Archives

Go Go and the Silver Shoes

GoGo and the Silver Shoes

Go Go and the Silver Shoes

 

 

 

 

 

 

 

 

Go Go and the Silver Shoes

Jane Godwin

Anna Walker

Penguin Viking, 2018

32pp., hbk., RRP $A24.99

9780143785521

When all your clothes are the hand-me-downs from your three wild brothers,  it is important to make the most of what you have.  Even though they were fourth-hand, Go Go had a knack for making them interesting and wore them proudly even if “friends” like Annabelle made unkind comments.  

And when the only new things you get are your knickers and sneakers, then it is especially important to choose the most beautiful you can find.  So when Go Go chose a pair of silver sneakers that sparkled in the sun she wore them everywhere.  She loved them and was so proud of them, even if they were a bit big to last longer.  But disaster struck the day the family went on a picnic and while Go Go and her brothers were having an adventure down through the rocks in the river, one of the precious shoes is lost.  Go Go is heartbroken and very cross as her mum points out that perhaps she should have worn older shoes that day.  

But undeterred and despite her brothers’ suggestions for what she could do with the remaining shoe, Go Go is determined to wear it still – even if it means teaming it with an odd shoe and facing the jeers of Annabelle.  This is a decision that leads to an unexpected friendship as both Go Go and the lost shoe have their own journeys to make…

There is so much to love about this story… as the grandmother of one who never wears matching socks and is so unaffected by a need to be trendy, I love Go Go’s independence and confidence in creating her own style and being a bit different; as one who grew up in the middle of eight boys (all but one cousins), I love that she is me 50+ years ago and all the memories that evokes; and I love Anna Walker’s illustrations that are so subtle and detailed and tell a story of their own.  And I love the ending… you just never know where or how lasting friendships are going to happen.  From its sparkly cover to its stunning endpages, this is a unique story that had me enthralled to the end.

So many will identify with Go Go  and draw strength and confidence from her independence and ability to get to the nub of what being a child is about without all the frills and fripperies. 

A peek inside...

A peek inside…

How to Be a Fashion Designer

How to Be a Fashion Designer

How to Be a Fashion Designer

 

 

 

 

 

 

 

 

 

 

How to Be a Fashion Designer

Lesley Ware

Tiki Papier

DK, 2018

96pp., pbk., RRP $A16.99

 9781465467614

The world of fashion, with its perceived glamour and glitz, always appeals to a certain number of students who care about what they wear and have the ability to make the proverbial sack look good. Sadly though, enduring emphasis on body image continues despite all that is done to combat it and many soon realise they don’t have “the look” to be a top model and turn away.  But in this easy-to-read manual other avenues in fashion are explored, particularly those of the designer and the stylist.  “While designers create their clothes, stylists know how to put them together.”

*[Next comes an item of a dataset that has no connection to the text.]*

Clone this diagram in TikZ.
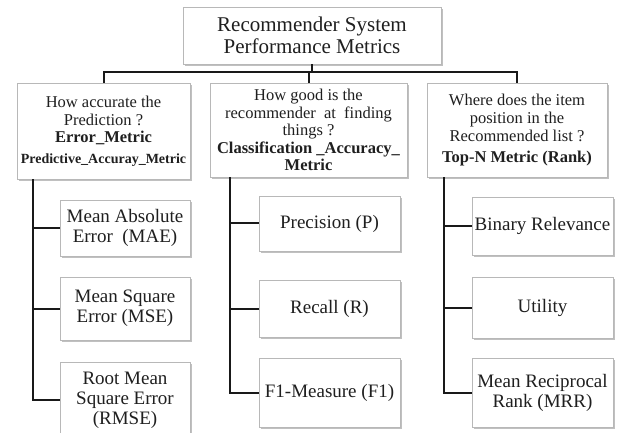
\documentclass[tikz,border=0pt]{standalone}
\usepackage{fontspec}
\setmainfont{Liberation Serif}
\usetikzlibrary{shadows}

\tikzset{
  box/.style={draw=black!28, line width=0.8bp, fill=white, align=center,
    inner sep=1bp, text=black!88,
    drop shadow={shadow xshift=1.6bp, shadow yshift=-1.6bp, opacity=0.45, fill=black!55}},
  titlebox/.style={box, font=\fontsize{21bp}{22bp}\selectfont},
  catbox/.style={box, font=\fontsize{16.5bp}{18bp}\selectfont},
  leafbox/.style={box, font=\fontsize{19bp}{20bp}\selectfont},
  link/.style={line width=2bp, black!90}
}

\begin{document}
\begin{tikzpicture}[x=1bp, y=-1bp]
\clip (0,0) rectangle (624,433);
\useasboundingbox (0,0) rectangle (624,433);

% root
\node[titlebox, minimum width=258bp, minimum height=57bp] (top) at (312,35.5)
  {Recommender System\\Performance Metrics};

% three metric families
\node[catbox, minimum width=173bp, minimum height=96bp] (L) at (103.5,131)
  {How accurate the\\Prediction ?\\[-1bp]\textbf{Error\_Metric}\\[3bp]
   {\fontsize{14bp}{16bp}\selectfont\textbf{Predictive\_Accuray\_Metric}}};
\node[catbox, minimum width=197bp, minimum height=94bp, font=\fontsize{16.5bp}{17.5bp}\selectfont] (M) at (308.5,130)
  {How good is the\\recommender\ \ at\ \ finding\\things ?\\\textbf{Classification \_Accuracy\_}\\\textbf{Metric}};
\node[catbox, minimum width=180bp, minimum height=94bp] (R) at (517,130)
  {Where does the item\\position in the\\Recommended list ?\\[3bp]\textbf{Top-N Metric (Rank)}};

% error metrics
\node[leafbox, minimum width=130bp, minimum height=56bp] (l1) at (125,228) {Mean Absolute\\Error\ \ (MAE)};
\node[leafbox, minimum width=130bp, minimum height=63bp] (l2) at (125,308.5) {Mean Square\\Error (MSE)};
\node[leafbox, minimum width=130bp, minimum height=76bp] (l3) at (125,400) {Root Mean\\Square Error\\(RMSE)};

% classification metrics
\node[leafbox, minimum width=141bp, minimum height=55bp] (m1) at (329.5,223.5) {Precision (P)};
\node[leafbox, minimum width=141bp, minimum height=57bp] (m2) at (329.5,308.5) {Recall (R)};
\node[leafbox, minimum width=141bp, minimum height=69bp] (m3) at (329.5,392.5) {F1-Measure (F1)};

% rank metrics
\node[leafbox, minimum width=141bp, minimum height=58bp] (r1) at (542.5,226) {Binary Relevance};
\node[leafbox, minimum width=141bp, minimum height=61bp] (r2) at (542.5,307.5) {Utility};
\node[leafbox, minimum width=141bp, minimum height=69bp] (r3) at (542.5,392.5) {Mean Reciprocal\\Rank (MRR)};

% connectors from the root
\coordinate (bar) at (0,72);
\draw[link] (top.south) -- (top.south |- bar);
\draw[link] (L.north) -- (L.north |- bar) -- (R.north |- bar) -- (R.north);
\draw[link] (M.north) -- (M.north |- bar);

% connectors to the individual metrics
\coordinate (lx) at (33,0);
\coordinate (mx) at (230,0);
\coordinate (rx) at (444,0);
\foreach \c in {l1,l2,l3} \draw[link] (L.south -| lx) |- (\c.west);
\foreach \c in {m1,m2,m3} \draw[link] (M.south -| mx) |- (\c.west);
\foreach \c in {r1,r2,r3} \draw[link] (R.south -| rx) |- (\c.west);
\end{tikzpicture}
\end{document}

Using themed double-spreads students are taken through the basic steps with typical DK layout pizzazz, illustrations galore, tips and challenges that encourage them to start designing now.  The last 20 pages offer opportunities to design a t-shirt, trousers, skirt, hat, shoes and accessories with outlines already provided so new knowledge can be applied immediately as the reader learns about colour, texture, patterns and shape while being encouraged to be inspired by the event and the environment.  Recycling and upstyling are explored so not only is waste minimised but even those with few dollars do not need to be deterred.

Ware believes that those who can “speak up with fashion” have the courage to speak up in other ways too so as teachers we should look to those who dare to be different as being more than clothes horses.  A close-to-home example is a student I taught a few years ago who always made the compulsory school uniform a personal statement, who was a whizz at design puzzles like tangrams and who, at 17, starred in a local show in a country town and six months later in 2017, had her designs on the catwalk in Vancouver  and more recently, Nassau in the Bahamas! Her story alone should give students confidence to continue.

Written to support a STEAM curriculum, the suggestions in this book offer an entire term’s curriculum for those with this sort of interest but even those who aren’t particularly interested in fashion can learn how to step out with a bit more style to give themselves a confidence boost.